Given request ->
Look through the material below for "this". Copy every line that contains it.

Supplied material ->
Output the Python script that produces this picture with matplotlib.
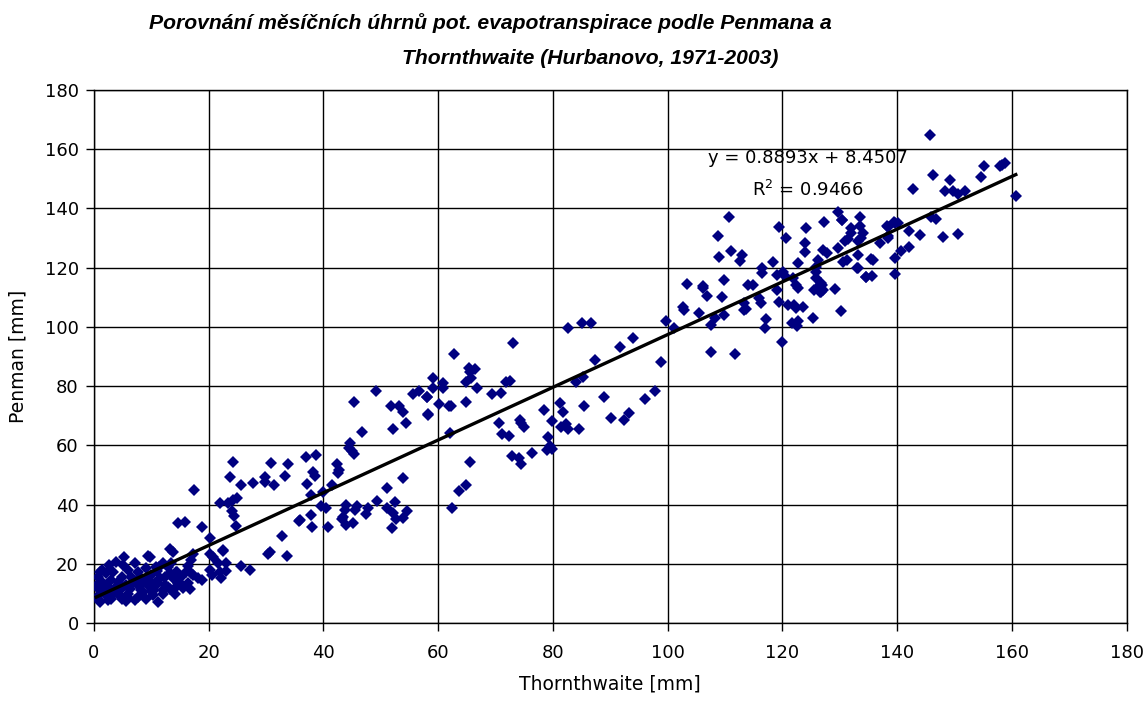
...
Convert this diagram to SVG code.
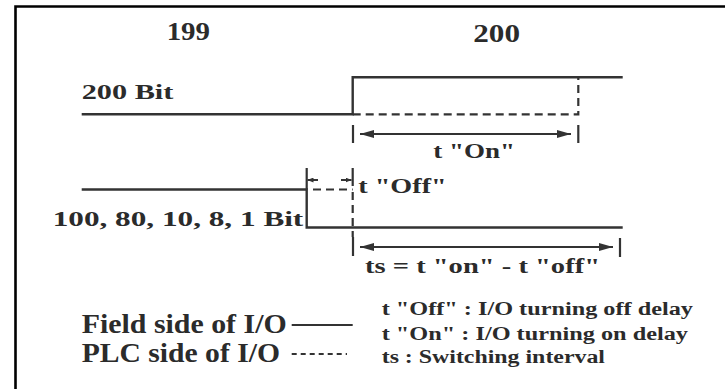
* * *
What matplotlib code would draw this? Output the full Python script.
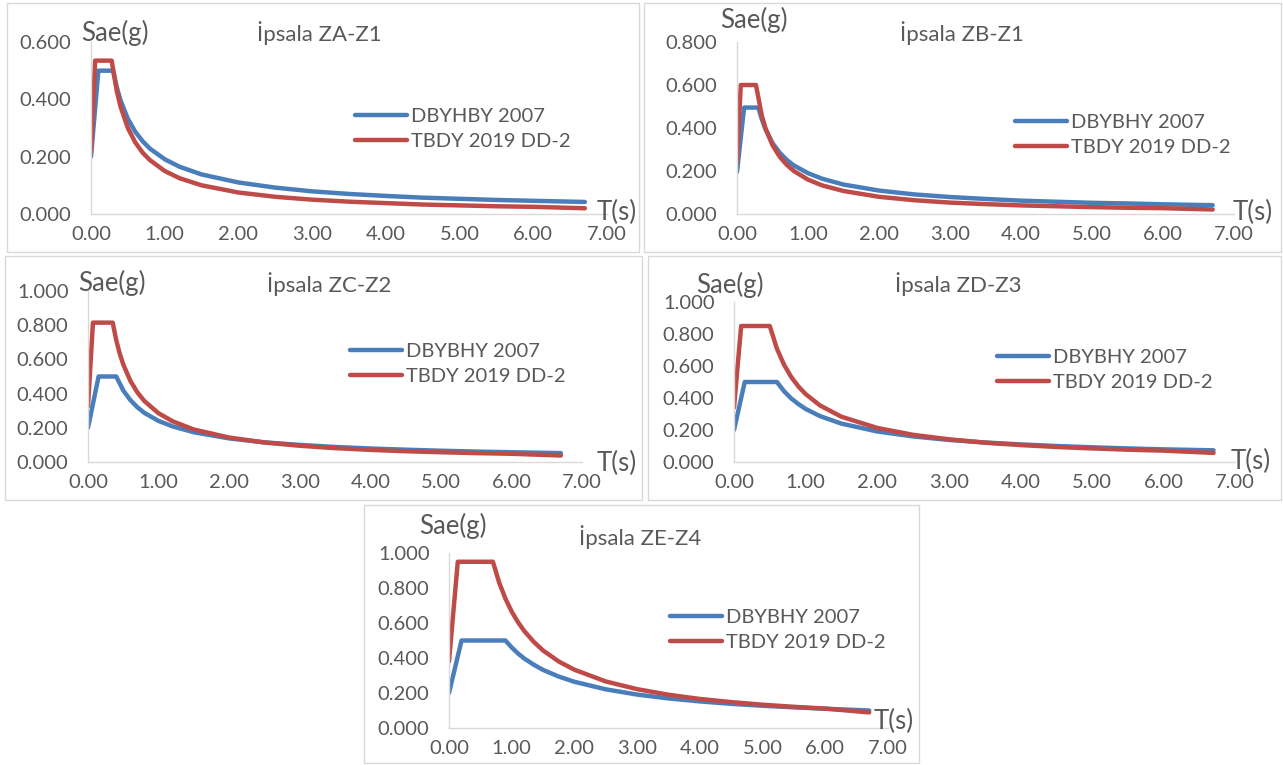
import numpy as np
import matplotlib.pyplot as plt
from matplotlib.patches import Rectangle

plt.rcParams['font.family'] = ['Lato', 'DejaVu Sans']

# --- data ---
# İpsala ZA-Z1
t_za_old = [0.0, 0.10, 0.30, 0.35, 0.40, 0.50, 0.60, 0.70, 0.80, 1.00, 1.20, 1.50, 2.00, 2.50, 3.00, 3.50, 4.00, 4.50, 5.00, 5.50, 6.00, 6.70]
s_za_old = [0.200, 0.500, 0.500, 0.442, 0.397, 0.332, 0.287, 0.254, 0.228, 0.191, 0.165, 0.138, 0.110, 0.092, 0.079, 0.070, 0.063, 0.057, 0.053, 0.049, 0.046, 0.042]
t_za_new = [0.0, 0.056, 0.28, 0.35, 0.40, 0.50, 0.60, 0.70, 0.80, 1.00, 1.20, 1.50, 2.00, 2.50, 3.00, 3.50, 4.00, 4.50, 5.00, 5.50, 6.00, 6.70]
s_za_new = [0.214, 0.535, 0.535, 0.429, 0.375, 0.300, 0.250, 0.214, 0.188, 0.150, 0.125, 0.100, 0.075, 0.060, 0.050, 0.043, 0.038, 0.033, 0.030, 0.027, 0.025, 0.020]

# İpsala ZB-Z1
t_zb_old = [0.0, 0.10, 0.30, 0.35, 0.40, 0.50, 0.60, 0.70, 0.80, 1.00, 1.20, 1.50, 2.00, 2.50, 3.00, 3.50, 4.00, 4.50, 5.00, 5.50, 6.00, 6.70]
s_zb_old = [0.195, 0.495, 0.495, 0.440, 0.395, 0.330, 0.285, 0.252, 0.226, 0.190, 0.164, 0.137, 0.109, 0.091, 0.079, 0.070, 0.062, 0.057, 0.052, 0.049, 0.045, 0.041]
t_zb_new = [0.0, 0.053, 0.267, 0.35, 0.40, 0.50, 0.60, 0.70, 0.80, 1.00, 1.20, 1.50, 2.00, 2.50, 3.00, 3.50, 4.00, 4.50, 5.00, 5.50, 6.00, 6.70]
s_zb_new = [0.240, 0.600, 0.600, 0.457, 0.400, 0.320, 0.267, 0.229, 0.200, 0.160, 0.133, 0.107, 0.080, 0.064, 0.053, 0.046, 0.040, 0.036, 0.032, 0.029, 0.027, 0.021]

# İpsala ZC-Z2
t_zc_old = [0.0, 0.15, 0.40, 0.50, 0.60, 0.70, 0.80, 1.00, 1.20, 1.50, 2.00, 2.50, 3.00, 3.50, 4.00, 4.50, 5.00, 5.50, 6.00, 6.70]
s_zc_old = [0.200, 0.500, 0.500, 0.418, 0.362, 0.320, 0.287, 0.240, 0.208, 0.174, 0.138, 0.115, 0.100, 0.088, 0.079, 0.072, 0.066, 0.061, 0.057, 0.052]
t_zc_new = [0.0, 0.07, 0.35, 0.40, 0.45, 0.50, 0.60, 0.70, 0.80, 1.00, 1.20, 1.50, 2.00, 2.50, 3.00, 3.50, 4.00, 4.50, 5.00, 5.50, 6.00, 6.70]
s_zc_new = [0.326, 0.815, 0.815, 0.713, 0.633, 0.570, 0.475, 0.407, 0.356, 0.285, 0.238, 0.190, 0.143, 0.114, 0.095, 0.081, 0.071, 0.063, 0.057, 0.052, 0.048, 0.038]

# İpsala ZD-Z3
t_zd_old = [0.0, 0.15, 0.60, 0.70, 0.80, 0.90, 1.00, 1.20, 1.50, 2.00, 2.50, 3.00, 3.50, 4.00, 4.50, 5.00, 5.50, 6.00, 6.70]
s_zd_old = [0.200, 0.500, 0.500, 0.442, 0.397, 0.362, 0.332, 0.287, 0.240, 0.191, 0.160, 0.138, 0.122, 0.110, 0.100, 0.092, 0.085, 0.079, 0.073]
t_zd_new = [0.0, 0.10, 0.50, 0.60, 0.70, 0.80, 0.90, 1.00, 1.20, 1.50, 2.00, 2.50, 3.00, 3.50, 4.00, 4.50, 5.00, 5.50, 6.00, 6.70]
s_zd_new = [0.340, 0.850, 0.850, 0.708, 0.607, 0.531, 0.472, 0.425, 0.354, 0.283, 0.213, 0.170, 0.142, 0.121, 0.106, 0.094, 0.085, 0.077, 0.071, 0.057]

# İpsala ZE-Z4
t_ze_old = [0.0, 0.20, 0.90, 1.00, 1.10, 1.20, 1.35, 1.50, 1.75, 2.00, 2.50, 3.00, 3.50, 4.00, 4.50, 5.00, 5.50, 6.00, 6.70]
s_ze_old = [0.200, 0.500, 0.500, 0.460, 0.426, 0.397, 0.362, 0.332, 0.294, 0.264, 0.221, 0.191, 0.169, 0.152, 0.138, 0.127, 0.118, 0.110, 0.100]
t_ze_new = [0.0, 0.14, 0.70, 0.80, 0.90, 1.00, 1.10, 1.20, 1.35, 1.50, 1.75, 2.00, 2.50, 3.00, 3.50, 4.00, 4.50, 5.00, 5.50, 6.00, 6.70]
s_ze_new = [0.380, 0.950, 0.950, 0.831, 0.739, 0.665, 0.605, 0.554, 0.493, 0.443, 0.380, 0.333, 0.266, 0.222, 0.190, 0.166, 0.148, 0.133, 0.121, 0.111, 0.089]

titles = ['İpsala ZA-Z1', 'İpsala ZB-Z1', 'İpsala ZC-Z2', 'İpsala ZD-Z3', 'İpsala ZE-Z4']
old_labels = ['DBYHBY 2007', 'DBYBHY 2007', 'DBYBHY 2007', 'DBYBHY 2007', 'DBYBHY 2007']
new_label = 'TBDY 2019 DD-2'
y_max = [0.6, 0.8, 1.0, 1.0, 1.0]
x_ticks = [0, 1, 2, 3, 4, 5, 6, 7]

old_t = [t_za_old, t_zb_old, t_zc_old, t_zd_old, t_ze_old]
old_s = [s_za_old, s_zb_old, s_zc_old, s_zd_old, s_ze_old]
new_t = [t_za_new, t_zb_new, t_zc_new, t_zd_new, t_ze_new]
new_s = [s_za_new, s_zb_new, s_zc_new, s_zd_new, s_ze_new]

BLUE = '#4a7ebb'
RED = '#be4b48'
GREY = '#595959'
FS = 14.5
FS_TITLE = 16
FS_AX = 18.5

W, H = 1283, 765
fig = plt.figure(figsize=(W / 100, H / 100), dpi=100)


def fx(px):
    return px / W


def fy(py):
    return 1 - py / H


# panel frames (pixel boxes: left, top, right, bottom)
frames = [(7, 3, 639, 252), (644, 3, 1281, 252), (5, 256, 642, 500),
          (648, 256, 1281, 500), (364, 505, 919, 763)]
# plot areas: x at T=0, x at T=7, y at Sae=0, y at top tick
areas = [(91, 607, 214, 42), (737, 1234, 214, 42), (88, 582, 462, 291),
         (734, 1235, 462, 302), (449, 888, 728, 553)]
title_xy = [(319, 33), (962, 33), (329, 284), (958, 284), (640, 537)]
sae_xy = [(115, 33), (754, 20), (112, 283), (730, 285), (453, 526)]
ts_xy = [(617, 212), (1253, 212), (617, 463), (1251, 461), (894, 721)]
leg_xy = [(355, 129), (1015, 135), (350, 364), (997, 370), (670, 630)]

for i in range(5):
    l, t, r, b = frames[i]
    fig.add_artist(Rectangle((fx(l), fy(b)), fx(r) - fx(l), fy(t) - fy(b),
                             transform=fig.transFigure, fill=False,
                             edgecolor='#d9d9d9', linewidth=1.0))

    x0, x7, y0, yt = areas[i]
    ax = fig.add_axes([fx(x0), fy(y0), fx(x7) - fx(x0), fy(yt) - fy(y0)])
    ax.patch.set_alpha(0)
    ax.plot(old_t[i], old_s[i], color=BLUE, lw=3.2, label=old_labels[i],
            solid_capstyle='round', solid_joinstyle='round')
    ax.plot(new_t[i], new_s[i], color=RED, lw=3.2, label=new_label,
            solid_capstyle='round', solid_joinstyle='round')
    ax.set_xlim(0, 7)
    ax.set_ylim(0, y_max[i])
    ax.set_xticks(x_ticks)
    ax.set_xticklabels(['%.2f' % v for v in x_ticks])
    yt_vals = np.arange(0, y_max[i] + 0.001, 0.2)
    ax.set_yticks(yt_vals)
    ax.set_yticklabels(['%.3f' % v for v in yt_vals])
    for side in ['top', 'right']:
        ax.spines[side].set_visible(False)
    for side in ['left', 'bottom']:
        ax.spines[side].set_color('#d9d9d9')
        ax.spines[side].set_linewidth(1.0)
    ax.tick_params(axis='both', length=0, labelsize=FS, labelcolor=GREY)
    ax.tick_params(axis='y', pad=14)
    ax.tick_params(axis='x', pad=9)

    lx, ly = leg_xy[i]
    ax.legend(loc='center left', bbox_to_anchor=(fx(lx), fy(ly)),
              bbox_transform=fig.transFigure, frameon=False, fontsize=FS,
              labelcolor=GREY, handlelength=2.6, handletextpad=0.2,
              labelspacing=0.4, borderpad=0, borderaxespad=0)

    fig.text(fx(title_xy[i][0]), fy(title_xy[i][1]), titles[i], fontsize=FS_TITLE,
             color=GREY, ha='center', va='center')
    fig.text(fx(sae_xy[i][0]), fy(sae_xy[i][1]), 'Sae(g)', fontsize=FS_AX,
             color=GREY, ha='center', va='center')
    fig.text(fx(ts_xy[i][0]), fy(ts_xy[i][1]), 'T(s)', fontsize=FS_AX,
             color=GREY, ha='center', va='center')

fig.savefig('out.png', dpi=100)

Exercise answer ->
Output the Python script that produces this picture with matplotlib.
Convert this diagram to SVG code.
What matplotlib code would draw this? Output the full Python script.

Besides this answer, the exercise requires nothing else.